D2. Approximated (with known directional error)

Effect Real HW Our model Error direction
Router output port arbitration Round-robin / weighted Wire edge FIFO HoL blocking exaggerated; fairness not modeled
Multi-flow BW sharing Per-flow fair share FIFO atomic occupancy Per-txn latency dist. differs; makespan correct
HBM scheduler / write buffer FR-FCFS + watermark drain FIFO, no reordering Switching penalty over-charged when alternations are dense — but default switch_penalty_ns = 0 assumes ideal scheduler amortizes it (Tier 0)
Flit/cycle granularity Discrete flits @ cycle rate Continuous nbytes Sub-flit small-message noise
Wire cut-through scope Wormhole at every hop Cut-through absorbed at HBM CTRL only Intermediate hops still store-and-forward semantics; acceptable because component overheads at intermediate nodes are size-independent

D3. Ignored (out of scope)

  • Bank-level row buffer conflict penalty (assume no conflicts — best case; round-robin chunk assignment is address-blind so we cannot detect same-bank reuse).
  • HBM tRP / tRCD / tFAW / tRC timing constraints (absorbed into the steady-state burst_time = burst_bytes / pc_bw_gbs).
  • Refresh, ECC, thermal throttling, power gating.
  • Clock domain crossings, PLL lock time.
  • Flit-level discrete interleaving on links.
  • Upstream backpressure due to downstream buffer occupancy (input ports use unbounded simpy.Store).

D4. Workload sensitivity

Workloads where the above simplifications meaningfully affect results:

  • Random scatter/gather: bank conflict ignored → model optimistic.
  • Heavy mixed R/W intensive (e.g., GEMM bias accumulation): HBM scheduler absent.
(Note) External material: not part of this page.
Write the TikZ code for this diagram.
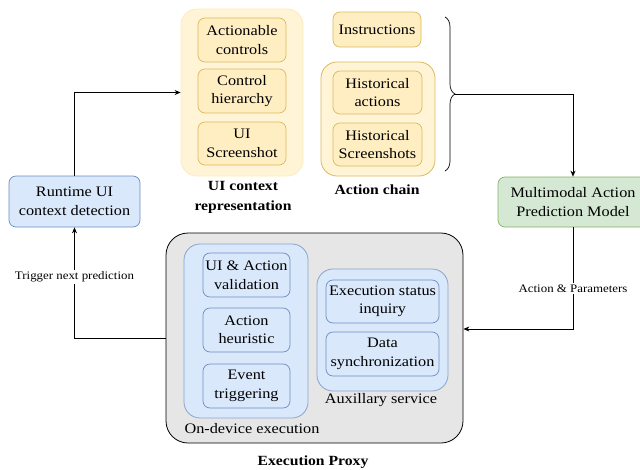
\documentclass[tikz,border=0pt]{standalone}
\usepackage{fontspec}
\setmainfont[FakeStretch=1.12]{Liberation Serif}
\usetikzlibrary{arrows.meta,decorations.pathreplacing,calc}
\definecolor{yOut}{HTML}{FFF4D6}
\definecolor{yOutLine}{HTML}{FFEBBB}
\definecolor{yIn}{HTML}{FFEEC2}
\definecolor{yLine}{HTML}{DDB95E}
\definecolor{bFill}{HTML}{DAE8FC}
\definecolor{bLine}{HTML}{6C8EBF}
\definecolor{gFill}{HTML}{D5E8D4}
\definecolor{gLine}{HTML}{82B366}
\definecolor{grFill}{HTML}{E6E6E6}
\begin{document}
\begin{tikzpicture}[x=1pt,y=-1pt,
  box/.style={draw, rounded corners=7pt, align=center, inner sep=0pt, font=\fontsize{14.5}{18.5}\selectfont, line width=0.7pt},
  ybox/.style={box, fill=yIn, draw=yLine},
  bbox/.style={box, fill=bFill, draw=bLine},
  grp/.style={rounded corners=16pt, line width=0.8pt},
  lbl/.style={align=center, inner sep=0pt, font=\fontsize{14.5}{18}\selectfont},
  blbl/.style={align=center, inner sep=0pt, font=\bfseries\fontsize{14}{20}\selectfont},
  arr/.style={-{Stealth[length=6pt,width=5pt]}, line width=0.7pt},
  small/.style={font=\fontsize{11.5}{13}\selectfont, fill=white, inner sep=1.5pt}
]
\useasboundingbox (0,0) rectangle (640,469);

% UI context representation
\node[grp, draw=yOutLine, fill=yOut, minimum width=122pt, minimum height=167pt] (ctx) at (242,92.5) {};
\node[ybox, minimum width=88pt, minimum height=44pt] (ac) at (242,40) {Actionable\\controls};
\node[ybox, minimum width=88pt, minimum height=44pt] (ch) at (242,91) {Control\\hierarchy};
\node[ybox, minimum width=88pt, minimum height=43pt] (us) at (242,143.5) {UI\\Screenshot};
\node[blbl] (ctxl) at (243,197) {UI context\\representation};

% Action chain
\node[ybox, minimum width=88pt, minimum height=35pt] (instr) at (377,29.5) {Instructions};
\node[grp, draw=yLine, fill=yOut, minimum width=114pt, minimum height=114pt] (hist) at (378,119) {};
\node[ybox, minimum width=89pt, minimum height=43pt] (ha) at (377.5,92.5) {Historical\\actions};
\node[ybox, minimum width=89pt, minimum height=43pt] (hs) at (377.5,144.5) {Historical\\Screenshots};
\node[blbl] (chl) at (377,190) {Action chain};

% brace
\coordinate (bt1) at (445,17);
\coordinate (bt2) at (445,171);
\draw[line width=0.7pt, decorate, decoration={brace, amplitude=10pt}] (bt1) -- (bt2);
\coordinate (bt) at (455,94);

% Multimodal model
\node[box, fill=gFill, draw=gLine, minimum width=150pt, minimum height=50pt] (mm) at (573,202) {Multimodal Action\\Prediction Model};

% Runtime
\node[bbox, minimum width=131pt, minimum height=51pt] (rt) at (74.5,201.5) {Runtime UI\\context detection};

% Execution proxy
\node[draw, fill=grFill, rounded corners=22pt, line width=0.8pt, minimum width=297pt, minimum height=210pt] (proxy) at (314.5,338) {};
\node[grp, fill=bFill, draw=bLine!80, minimum width=124pt, minimum height=174pt] (ondev) at (246,331) {};
\node[bbox, minimum width=87pt, minimum height=44pt] (v1) at (246.5,275) {UI \& Action\\validation};
\node[bbox, minimum width=87pt, minimum height=44pt] (v2) at (246.5,330) {Action\\heuristic};
\node[bbox, minimum width=87pt, minimum height=44pt] (v3) at (246.5,386) {Event\\triggering};
\node[lbl] (ondevl) at (252,429) {On-device execution};
\node[grp, fill=bFill, draw=bLine!80, minimum width=131pt, minimum height=122pt] (aux) at (382.5,330) {};
\node[bbox, minimum width=113pt, minimum height=43pt] (e1) at (382.5,301.5) {Execution status\\inquiry};
\node[bbox, minimum width=113pt, minimum height=44pt] (e2) at (382.5,354) {Data\\synchronization};
\node[lbl] (auxl) at (381,400) {Auxillary service};
\node[blbl] (proxyl) at (313,462) {Execution Proxy};

% connectors
\draw[arr] (rt.north) |- (ctx.west);
\draw[arr] (bt) -| (mm.north);
\draw[arr] (mm.south) |- ($(proxy.east)+(0,-9)$) node[pos=0.3, small] {Action \& Parameters};
\draw[arr] (proxy.west) -| (rt.south) node[pos=0.775, small] {Trigger next prediction};
\end{tikzpicture}
\end{document}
With default switch_penalty_ns = 0 we assume ideal amortization; setting it non-zero models pessimistic per-alternation cost.
  • High concurrency (>10 active flows on one link): HoL blocking and VC limits not modeled → model optimistic.
  • Very small (sub-flit) transactions: flit quantization noise.

D5. Verification policy

For workloads in D4, cross-check against real HW or a cycle-accurate simulator before drawing absolute-magnitude conclusions. The model remains accurate for relative comparisons within the modeled regime.

D6. Future work

  • Bank-level conflict modeling (opt-in via track_banks: true).
  • HBM scheduler with write buffer + watermark drain (Tier 2 from the design discussion).
  • Fluid wire model for multi-flow router contention.
  • Wire-level cut-through at intermediate routers (currently destination HBM CTRL only).
  • Backpressure modeling for finite component buffers.

Consequences

  • Single review point for all model fidelity questions. Each future PR touching latency must update the relevant section here.
  • Workload-specific magnitude error envelopes are explicit.
  • Builder-side derivation of pc_bw_gbs = hbm_to_router_bw_gbs / num_pcs enforces the ADR-0019 D9 invariant in code rather than relying on yaml manual consistency.

Cross-references

  • ADR-0015 — component / port / wire model.
  • ADR-0019 — NoC and local HBM topology.
  • ADR-0004 — memory semantics, local HBM.